In Ms. Smith’s class, Clement explained that picking up smart decision-making skills would lead to students going from a basic cell phone to a new iPhone. These analogies seemed to make it clear to the students the importance of making smart choices and for Hollimon this skill is the centerpiece of the annual program.

“The way things are structured now students need to be able to start looking down the road and the paths that they will take to be successful,” Hollimon said. “If we can impart to them now the importance of making smart, sound decisions and how that will help them later in their four-year plan, then we can greatly help them.”

Hollimon said that each year there are different presenters and that she hopes the pool can continue to grow.

“As you can see we have people from different walks, from different occupations, and that is key because then students can see things from different perspectives,” Hollimon said. “Some students won’t be planning to attend a four-year college, and some students won’t be planning to join the workforce upon graduation.
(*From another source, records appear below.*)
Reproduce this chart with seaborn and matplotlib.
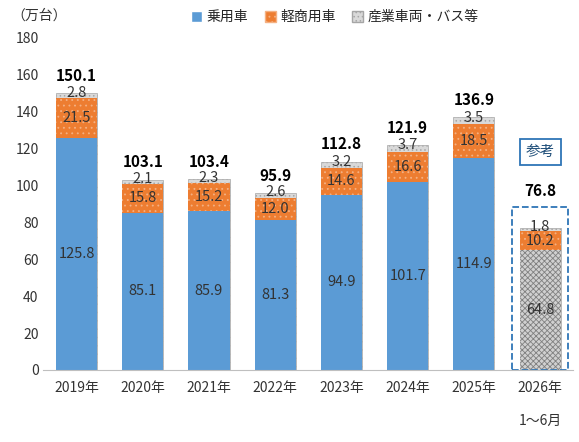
import matplotlib
matplotlib.use("Agg")
import matplotlib.pyplot as plt
import seaborn as sns
import pandas as pd
import numpy as np
from matplotlib.patches import Rectangle, Patch

sns.set_style("white")
plt.rcParams['font.family'] = ['Noto Sans CJK JP', 'DejaVu Sans']
plt.rcParams['hatch.linewidth'] = 0.6

years = ["2019年", "2020年", "2021年", "2022年", "2023年", "2024年", "2025年", "2026年\n\n1～6月"]
passenger = [125.8, 85.1, 85.9, 81.3, 94.9, 101.7, 114.9, 64.8]
light = [21.5, 15.8, 15.2, 12.0, 14.6, 16.6, 18.5, 10.2]
other = [2.8, 2.1, 2.3, 2.6, 3.2, 3.7, 3.5, 1.8]
totals = [150.1, 103.1, 103.4, 95.9, 112.8, 121.9, 136.9, 76.8]

df = pd.DataFrame({"year": years, "p": passenger, "l": light, "o": other})
df["pl"] = df["p"] + df["l"]
df["plo"] = df["pl"] + df["o"]

fig, ax = plt.subplots(figsize=(5.79, 4.42), dpi=100)
blue, orange, gray = "#5B9BD5", "#ED7D31", "#D9D9D9"
w = 0.62
sns.barplot(data=df, x="year", y="plo", color=gray, width=w, ax=ax, edgecolor="#A6A6A6", linewidth=0.5, hatch="....", saturation=1)
sns.barplot(data=df, x="year", y="pl", color=orange, width=w, ax=ax, edgecolor="#F4B183", linewidth=0, hatch="...", saturation=1)
sns.barplot(data=df, x="year", y="p", color=blue, width=w, ax=ax, linewidth=0, saturation=1)
n = len(years)
bottom_bars = ax.patches[2*n:3*n]
bottom_bars[-1].set_facecolor("#D0D0D0")
bottom_bars[-1].set_hatch("xxxxxx")
bottom_bars[-1].set_edgecolor("#808080")

for i in range(n):
    ax.text(i, passenger[i]/2, f"{passenger[i]:.1f}", ha="center", va="center", fontsize=10.5, color="#333333")
    ax.text(i, passenger[i]+light[i]/2, f"{light[i]:.1f}", ha="center", va="center", fontsize=10.5, color="#333333")
    ax.text(i, passenger[i]+light[i]+other[i]/2+1.5, f"{other[i]:.1f}", ha="center", va="center", fontsize=10.5, color="#333333")
    off = 16 if i == n-1 else 5
    ax.text(i, totals[i]+off, f"{totals[i]:.1f}", ha="center", va="bottom", fontsize=11, fontweight="bold", color="#000000")

ax.set_ylim(0, 180)
ax.set_yticks(range(0, 181, 20))
ax.set_xlim(-0.5, n-0.5)
ax.set_xlabel("")
ax.set_ylabel("")
ax.tick_params(axis="both", labelsize=10, length=0, colors="#333333")
ax.tick_params(axis="x", pad=8)
for s in ["top", "right", "left"]:
    ax.spines[s].set_visible(False)
ax.spines["bottom"].set_color("#BFBFBF")

ax.add_patch(Rectangle((n-1-0.42, 0), 0.84, 88, fill=False, ls="--", lw=1.3, ec="#2E75B6", clip_on=False))
ax.text(n-1, 118, "参考", ha="center", va="center", fontsize=10.5, color="#1F4E79",
        bbox=dict(boxstyle="square,pad=0.4", fc="white", ec="#2E75B6", lw=1.3))

handles = [Patch(fc=blue), Patch(fc=orange, hatch="...", ec="#F4B183"), Patch(fc=gray, hatch="....", ec="#A6A6A6")]
ax.legend(handles, ["乗用車", "軽商用車", "産業車両・バス等"], loc="upper center", bbox_to_anchor=(0.55, 1.12),
          ncol=3, frameon=False, fontsize=10, handlelength=0.8, handleheight=0.8, columnspacing=1.2, handletextpad=0.3)
fig.text(0.02, 0.955, "（万台）", fontsize=10, color="#333333")
fig.subplots_adjust(left=0.075, right=0.99, top=0.915, bottom=0.163)
fig.savefig("out.png", dpi=100)
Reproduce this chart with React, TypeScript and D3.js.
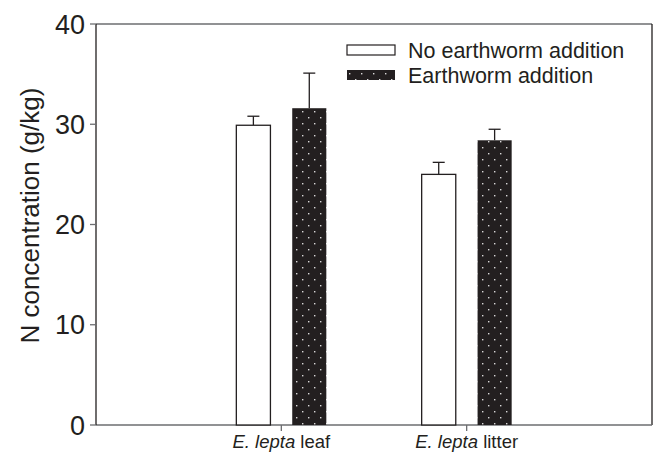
import React from "react";
import * as d3 from "d3";

const categories = ["leaf", "litter"];
const series = ["No earthworm addition", "Earthworm addition"];
const noEarthworm = [29.9, 25.0];
const noEarthwormErr = [0.9, 1.2];
const earthworm = [31.6, 28.4];
const earthwormErr = [3.5, 1.1];
const yTicks = [0, 10, 20, 30, 40];

const W = 656;
const H = 456;
const left = 96;
const right = 652;
const top = 24;
const bottom = 425;
const ink = "#231f20";
const frame = "#6d6e71";

export default function App() {
  const y = d3.scaleLinear().domain([0, 40]).range([bottom, top]);
  const x = d3.scalePoint<string>().domain(categories).range([left, right]).padding(1);
  const sub = d3.scaleBand<string>().domain(series).range([-45, 45]).paddingInner(0.39);
  const bw = sub.bandwidth();
  const data = [noEarthworm, earthworm];
  const errs = [noEarthwormErr, earthwormErr];
  const font = "'Liberation Sans', Arial, Helvetica, sans-serif";

  return (
    <svg width={W} height={H} style={{ position: "absolute", left: 0, top: 0, background: "#fff" }} fontFamily={font}>
      <defs>
        <pattern id="dots" patternUnits="userSpaceOnUse" width={12} height={12}>
          <rect width={12} height={12} fill={ink} />
          <rect x={2} y={3} width={1.4} height={1.4} fill="#d9d9d9" />
          <rect x={8} y={9} width={1.4} height={1.4} fill="#d9d9d9" />
        </pattern>
      </defs>
      <rect width={W} height={H} fill="#fff" />
      {/* frame */}
      <line x1={left} x2={right} y1={top} y2={top} stroke={frame} strokeWidth={1.3} />
      <line x1={right} x2={right} y1={top} y2={bottom} stroke={ink} strokeWidth={1.3} />
      <line x1={left} x2={right} y1={bottom} y2={bottom} stroke={frame} strokeWidth={1.3} />
      <line x1={left} x2={left} y1={top} y2={bottom} stroke={ink} strokeWidth={1.3} />
      {yTicks.map((t) => (
        <g key={t}>
          <line x1={left - 6} x2={left} y1={y(t)} y2={y(t)} stroke={frame} strokeWidth={1.3} />
          <text x={85} y={y(t)} dy="0.36em" textAnchor="end" fontSize={27} fill={ink}>
            {t}
          </text>
        </g>
      ))}
      {categories.map((c, i) => (
        <g key={c}>
          <line x1={x(c)} x2={x(c)} y1={bottom} y2={bottom + 6} stroke={frame} strokeWidth={1.3} />
          <text x={x(c)} y={448} textAnchor="middle" fontSize={18.5} fill={ink}>
            <tspan fontStyle="italic">E. lepta</tspan> {c}
          </text>
          {series.map((s, j) => {
            const v = data[j][i];
            const e = errs[j][i];
            const bx = (x(c) as number) + (sub(s) as number);
            const cx = bx + bw / 2;
            return (
              <g key={s}>
                <line x1={cx} x2={cx} y1={y(v)} y2={y(v + e)} stroke={ink} strokeWidth={1.3} />
                <line x1={cx - 6} x2={cx + 6} y1={y(v + e)} y2={y(v + e)} stroke={ink} strokeWidth={1.3} />
                <rect
                  x={bx}
                  y={y(v)}
                  width={bw}
                  height={bottom - y(v)}
                  fill={j === 0 ? "#fff" : "url(#dots)"}
                  stroke={j === 0 ? ink : "none"}
                  strokeWidth={1.3}
                />
              </g>
            );
          })}
        </g>
      ))}
      <text
        transform={`translate(39, ${(top + bottom) / 2 - 9}) rotate(-90)`}
        textAnchor="middle"
        fontSize={26}
        fill={ink}
      >
        N concentration (g/kg)
      </text>
      {/* legend */}
      {series.map((s, j) => (
        <g key={s} transform={`translate(347, ${45 + j * 25})`}>
          <rect
            x={0}
            y={0}
            width={48}
            height={10}
            fill={j === 0 ? "#fff" : "url(#dots)"}
            stroke={j === 0 ? ink : "none"}
            strokeWidth={1.2}
          />
          <text x={61} y={5} dy="0.36em" fontSize={21.5} fill={ink}>
            {s}
          </text>
        </g>
      ))}
    </svg>
  );
}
So this allows everyone to hear and learn what he or she needs to.

“These presenters are taking time away from their work and we are so grateful for that and the fact that their occupations allow them to volunteer their time” Hollimon said. “We hope the group of trained presenters can continue to grow so that if something were ever to come up and someone was unable to attend we would be able to get someone else in there.”

Hollimon said students are often overheard discussing the day’s lessons during the week of the CHOICES program and that she genuinely feels like they enjoy it.

“I think we all get a little excited during this time of the year,” Hollimon said. “This is such a great program and I hope to see it continue and grow each year.

“It is great to see the community and the schools join forces like this in order to help our students grow.”